With jobless rates waning, the government ought to encourage food stamp recipients to find employment or to move up to better-paying jobs, said Robert Doar during a panel discussion on the future of the largest U.S. anti-hunger program. “We’re in very good economic times — that’s why we should be doing it,” said Doar, a former New York state commissioner of social services and currently a poverty analyst with the American Enterprise Institute.
Like other experts who took part in the Capitol Hill discussion hosted by the AEI, Doar said food stamps was a good program. “But it has problems,” he said. The program, funded by the government and run by the states, focuses on helping poor people buy food but is “insufficiently interested in moving people to jobs,” he said.

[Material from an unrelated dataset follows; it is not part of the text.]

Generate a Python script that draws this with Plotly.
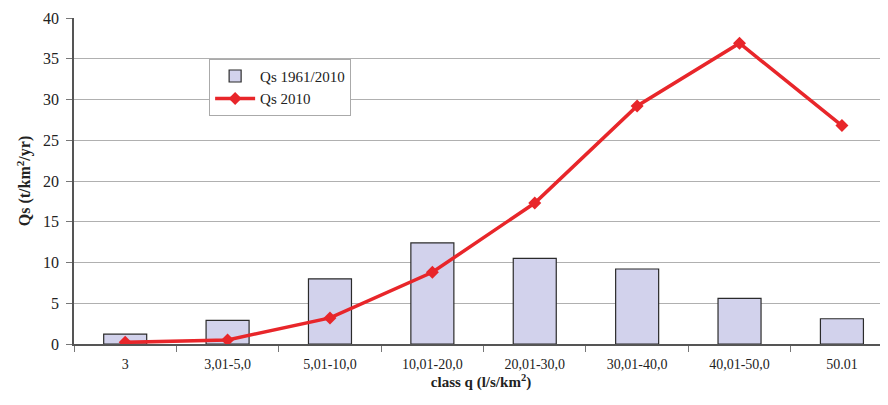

Among the steps agencies could take, Doar said, were placing posters at their offices that provided information on job-training programs and state employment offices. New York City often uses text messages to communicate with food stamp recipients, Doar said, so agencies could consider messages that publicize job programs. The agencies could partner with other social agencies to alert food stamp recipients of opportunities to improve their job skills. The government could also put more money into an education and training program within food stamps, he said. “We should be encouraging people to move into the labor force.”
Northwestern University professor Diane Schanzenbach, author of an AEI paper on food stamps, said proposals to narrow food stamp befits would have the unintended effect of creating a “benefits cliff” that would reduce aid faster than recipients could improve their income.